[Begin]

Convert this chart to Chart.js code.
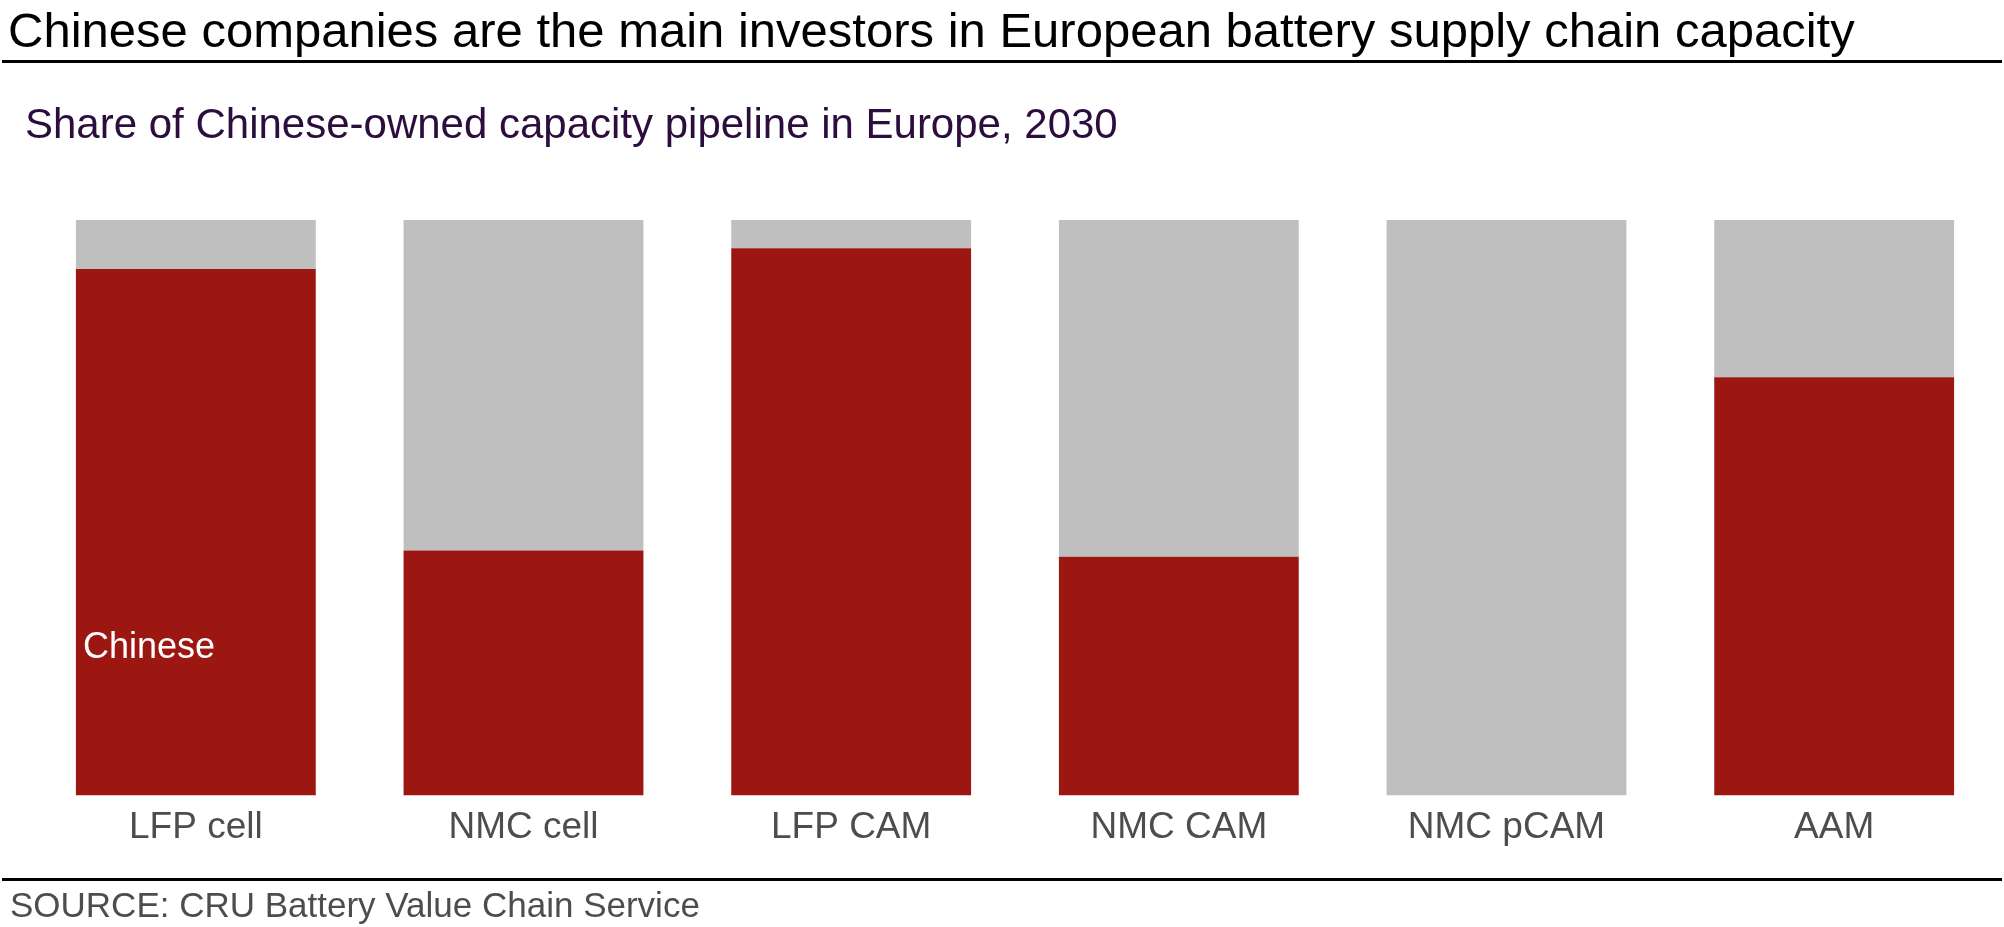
<!DOCTYPE html>
<html>
<head>
<meta charset="utf-8">
<script src="https://cdn.jsdelivr.net/npm/chart.js@4.4.0/dist/chart.umd.min.js"></script>
<style>
  html, body { margin: 0; padding: 0; background: #fff; }
  #wrap { width: 2004px; height: 927px; }
</style>
</head>
<body>
<div id="wrap"><canvas id="canvas" width="2004" height="927"></canvas></div>
<script>
// MARK: Data
const categories = ['LFP cell', 'NMC cell', 'LFP CAM', 'NMC CAM', 'NMC pCAM', 'AAM'];
const chineseShare = [91.5, 42.6, 95.1, 41.5, 0, 72.7];
const otherShare = [8.5, 57.4, 4.9, 58.5, 100, 27.3];

const titleText = 'Chinese companies are the main investors in European battery supply chain capacity';
const subtitleText = 'Share of Chinese-owned capacity pipeline in Europe, 2030';
const sourceText = 'SOURCE: CRU Battery Value Chain Service';
const seriesLabel = 'Chinese';

const FONT = "Arial, 'Liberation Sans', sans-serif";

// MARK: Header, footer and in-bar label
const decorations = {
  id: 'decorations',
  afterDraw(chart) {
    const c = chart.ctx;
    const w = chart.width;
    c.save();
    c.textAlign = 'left';
    c.textBaseline = 'alphabetic';

    c.fillStyle = '#000000';
    c.font = `49px ${FONT}`;
    c.fillText(titleText, 8, 47);

    c.fillStyle = '#000000';
    c.fillRect(2, 60, w - 4, 3);
    c.fillRect(2, 878, w - 4, 3);

    c.fillStyle = '#2b0d3e';
    c.font = `42px ${FONT}`;
    c.fillText(subtitleText, 25, 138);

    c.fillStyle = '#4d4d4d';
    c.font = `35px ${FONT}`;
    c.fillText(sourceText, 10, 917);

    // series label inside the first bar
    const bar = chart.getDatasetMeta(0).data[0];
    const y = chart.scales.y.getPixelForValue(25.7);
    c.fillStyle = '#ffffff';
    c.font = `36px ${FONT}`;
    c.textBaseline = 'middle';
    c.fillText(seriesLabel, bar.x - bar.width / 2 + 7, y);
    c.restore();
  }
};

// MARK: Chart
const ctx = document.getElementById('canvas').getContext('2d');

const chart = new Chart(ctx, {
  type: 'bar',
  data: {
    labels: categories,
    datasets: [
      {
        label: 'Chinese',
        data: chineseShare,
        backgroundColor: '#9c1712',
        borderWidth: 0,
        categoryPercentage: 1,
        barPercentage: 0.732
      },
      {
        label: 'Other',
        data: otherShare,
        backgroundColor: '#bfbfbf',
        borderWidth: 0,
        categoryPercentage: 1,
        barPercentage: 0.732
      }
    ]
  },
  options: {
    responsive: false,
    animation: false,
    layout: {
      padding: { top: 220, left: 32, right: 6, bottom: 75 }
    },
    plugins: {
      legend: { display: false },
      tooltip: { enabled: false },
      title: { display: false }
    },
    scales: {
      x: {
        stacked: true,
        grid: { display: false },
        border: { display: false },
        ticks: {
          color: '#4d4d4d',
          padding: 2,
          font: { family: FONT, size: 37 }
        }
      },
      y: {
        stacked: true,
        display: false,
        min: 0,
        max: 100
      }
    }
  },
  plugins: [decorations]
});
</script>
</body>
</html>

[End]

- _Problem to solve_:
Copy the data character for character, but drop all pictures from the copy.

- _Task solution_:
Convert this chart to Chart.js code.
<!DOCTYPE html>
<html>
<head>
<meta charset="utf-8">
<script src="https://cdn.jsdelivr.net/npm/chart.js@4.4.0/dist/chart.umd.min.js"></script>
<style>
  html, body { margin: 0; padding: 0; background: #fff; }
  #wrap { width: 2004px; height: 927px; }
</style>
</head>
<body>
<div id="wrap"><canvas id="canvas" width="2004" height="927"></canvas></div>
<script>
// MARK: Data
const categories = ['LFP cell', 'NMC cell', 'LFP CAM', 'NMC CAM', 'NMC pCAM', 'AAM'];
const chineseShare = [91.5, 42.6, 95.1, 41.5, 0, 72.7];
const otherShare = [8.5, 57.4, 4.9, 58.5, 100, 27.3];

const titleText = 'Chinese companies are the main investors in European battery supply chain capacity';
const subtitleText = 'Share of Chinese-owned capacity pipeline in Europe, 2030';
const sourceText = 'SOURCE: CRU Battery Value Chain Service';
const seriesLabel = 'Chinese';

const FONT = "Arial, 'Liberation Sans', sans-serif";

// MARK: Header, footer and in-bar label
const decorations = {
  id: 'decorations',
  afterDraw(chart) {
    const c = chart.ctx;
    const w = chart.width;
    c.save();
    c.textAlign = 'left';
    c.textBaseline = 'alphabetic';

    c.fillStyle = '#000000';
    c.font = `49px ${FONT}`;
    c.fillText(titleText, 8, 47);

    c.fillStyle = '#000000';
    c.fillRect(2, 60, w - 4, 3);
    c.fillRect(2, 878, w - 4, 3);

    c.fillStyle = '#2b0d3e';
    c.font = `42px ${FONT}`;
    c.fillText(subtitleText, 25, 138);

    c.fillStyle = '#4d4d4d';
    c.font = `35px ${FONT}`;
    c.fillText(sourceText, 10, 917);

    // series label inside the first bar
    const bar = chart.getDatasetMeta(0).data[0];
    const y = chart.scales.y.getPixelForValue(25.7);
    c.fillStyle = '#ffffff';
    c.font = `36px ${FONT}`;
    c.textBaseline = 'middle';
    c.fillText(seriesLabel, bar.x - bar.width / 2 + 7, y);
    c.restore();
  }
};

// MARK: Chart
const ctx = document.getElementById('canvas').getContext('2d');

const chart = new Chart(ctx, {
  type: 'bar',
  data: {
    labels: categories,
    datasets: [
      {
        label: 'Chinese',
        data: chineseShare,
        backgroundColor: '#9c1712',
        borderWidth: 0,
        categoryPercentage: 1,
        barPercentage: 0.732
      },
      {
        label: 'Other',
        data: otherShare,
        backgroundColor: '#bfbfbf',
        borderWidth: 0,
        categoryPercentage: 1,
        barPercentage: 0.732
      }
    ]
  },
  options: {
    responsive: false,
    animation: false,
    layout: {
      padding: { top: 220, left: 32, right: 6, bottom: 75 }
    },
    plugins: {
      legend: { display: false },
      tooltip: { enabled: false },
      title: { display: false }
    },
    scales: {
      x: {
        stacked: true,
        grid: { display: false },
        border: { display: false },
        ticks: {
          color: '#4d4d4d',
          padding: 2,
          font: { family: FONT, size: 37 }
        }
      },
      y: {
        stacked: true,
        display: false,
        min: 0,
        max: 100
      }
    }
  },
  plugins: [decorations]
});
</script>
</body>
</html>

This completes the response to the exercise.